There is a growing interest to design biomimetic self-assembled composite films from renewable resources aimed at a combination of high toughness, strength and stiffness. However, the relationship between interfacial interactions of the components and the mechanical performance of the composite is still poorly understood. In this work we present evidence of the link between mechanical performance of carbohydrate-based composites with nanolubrication and with direct surface forces between the hard and soft domain in the system. Our approach was to use nanofibrillated cellulose (NFC) as the major reinforcing domain and to modify it by adsorption of a small amount of soft polyethylene glycol grafted carboxymethyl cellulose (CMC-g-PEG).

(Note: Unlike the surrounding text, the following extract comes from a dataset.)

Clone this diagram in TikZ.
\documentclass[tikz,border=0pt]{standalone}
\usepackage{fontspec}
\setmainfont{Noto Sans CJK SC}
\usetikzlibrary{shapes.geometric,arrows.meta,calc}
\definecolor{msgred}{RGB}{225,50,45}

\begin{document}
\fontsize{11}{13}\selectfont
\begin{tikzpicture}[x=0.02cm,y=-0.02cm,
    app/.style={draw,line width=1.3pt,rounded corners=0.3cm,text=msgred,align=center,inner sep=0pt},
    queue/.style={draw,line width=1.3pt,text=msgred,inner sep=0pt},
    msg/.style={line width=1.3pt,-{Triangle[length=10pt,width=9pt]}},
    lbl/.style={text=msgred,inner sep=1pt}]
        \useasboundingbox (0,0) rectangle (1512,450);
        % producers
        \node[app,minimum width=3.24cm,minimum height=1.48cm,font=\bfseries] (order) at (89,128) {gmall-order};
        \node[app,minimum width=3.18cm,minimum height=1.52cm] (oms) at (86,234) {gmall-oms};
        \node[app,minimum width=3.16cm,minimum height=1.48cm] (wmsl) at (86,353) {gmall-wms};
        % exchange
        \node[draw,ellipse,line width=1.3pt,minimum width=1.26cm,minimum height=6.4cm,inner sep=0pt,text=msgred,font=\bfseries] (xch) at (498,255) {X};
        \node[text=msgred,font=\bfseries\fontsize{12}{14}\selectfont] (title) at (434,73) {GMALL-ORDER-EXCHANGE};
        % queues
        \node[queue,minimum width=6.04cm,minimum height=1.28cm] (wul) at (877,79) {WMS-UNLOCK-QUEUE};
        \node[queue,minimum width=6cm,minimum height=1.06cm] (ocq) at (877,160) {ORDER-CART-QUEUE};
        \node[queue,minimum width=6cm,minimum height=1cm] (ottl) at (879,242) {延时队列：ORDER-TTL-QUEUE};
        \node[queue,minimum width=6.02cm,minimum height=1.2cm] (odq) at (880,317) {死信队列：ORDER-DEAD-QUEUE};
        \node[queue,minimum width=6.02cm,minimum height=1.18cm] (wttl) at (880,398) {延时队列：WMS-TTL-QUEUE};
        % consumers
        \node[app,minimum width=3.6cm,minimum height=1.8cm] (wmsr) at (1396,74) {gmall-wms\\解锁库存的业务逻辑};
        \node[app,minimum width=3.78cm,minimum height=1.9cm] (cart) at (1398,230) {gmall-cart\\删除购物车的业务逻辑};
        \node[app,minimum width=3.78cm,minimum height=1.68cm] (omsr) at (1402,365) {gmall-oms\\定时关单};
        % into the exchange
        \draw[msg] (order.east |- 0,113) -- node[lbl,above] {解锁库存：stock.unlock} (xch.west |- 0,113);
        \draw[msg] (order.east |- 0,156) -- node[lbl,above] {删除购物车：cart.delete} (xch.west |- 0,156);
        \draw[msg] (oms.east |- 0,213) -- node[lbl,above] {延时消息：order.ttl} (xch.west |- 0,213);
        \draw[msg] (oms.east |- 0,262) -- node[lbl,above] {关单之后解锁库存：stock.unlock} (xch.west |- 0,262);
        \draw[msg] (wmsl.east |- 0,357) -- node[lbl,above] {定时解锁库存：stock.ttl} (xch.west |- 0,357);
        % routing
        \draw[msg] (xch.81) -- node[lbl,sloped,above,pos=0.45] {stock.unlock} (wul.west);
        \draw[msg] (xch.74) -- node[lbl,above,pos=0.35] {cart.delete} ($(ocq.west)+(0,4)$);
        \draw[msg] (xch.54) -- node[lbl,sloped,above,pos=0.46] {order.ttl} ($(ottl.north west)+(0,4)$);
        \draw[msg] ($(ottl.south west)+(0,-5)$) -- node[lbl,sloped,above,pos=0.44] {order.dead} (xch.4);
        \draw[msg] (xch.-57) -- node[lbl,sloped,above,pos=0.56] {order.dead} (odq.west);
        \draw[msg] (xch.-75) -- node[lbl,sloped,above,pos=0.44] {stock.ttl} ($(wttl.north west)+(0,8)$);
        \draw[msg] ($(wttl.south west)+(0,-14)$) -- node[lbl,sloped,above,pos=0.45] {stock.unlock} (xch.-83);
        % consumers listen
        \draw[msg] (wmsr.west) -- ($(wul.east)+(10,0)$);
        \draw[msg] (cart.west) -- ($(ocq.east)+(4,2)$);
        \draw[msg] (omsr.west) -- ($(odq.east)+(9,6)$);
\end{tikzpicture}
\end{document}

The effect of the soft polymer on direct normal and friction forces in air between cellulose surfaces was evaluated using colloidal probe microscopy. The fibrillar structure of the NFC thin film affected the frictional behaviour; when decreasing load, the friction between pure cellulose surfaces increased, suggesting partial pull-out of fibrils, a phenomenon not observed for non-fibrillar cellulose substrates. Adsorption of CMC-g-PEG on both surfaces decreased the friction considerably but adhesion was still high. The symmetric system, having both cellulose substrates covered with polymer, was compared to asymmetric systems where only one surface was covered with polymer. Furthermore, a free standing composite film was prepared by non-ionic self-assembly of NFC and CMC-g-PEG with 99:1 weight-ratio; the mechanical properties of the macroscopic films were related to the nanoscaled interactions between the components. The composition studied showed excellent mechanical properties which do not follow the simple rule of mixture. Thus, a synergy in the direct surface forces and mechanical properties was found. This approach offers a robust path to aid in the efficient design of next generation biomimetic composites.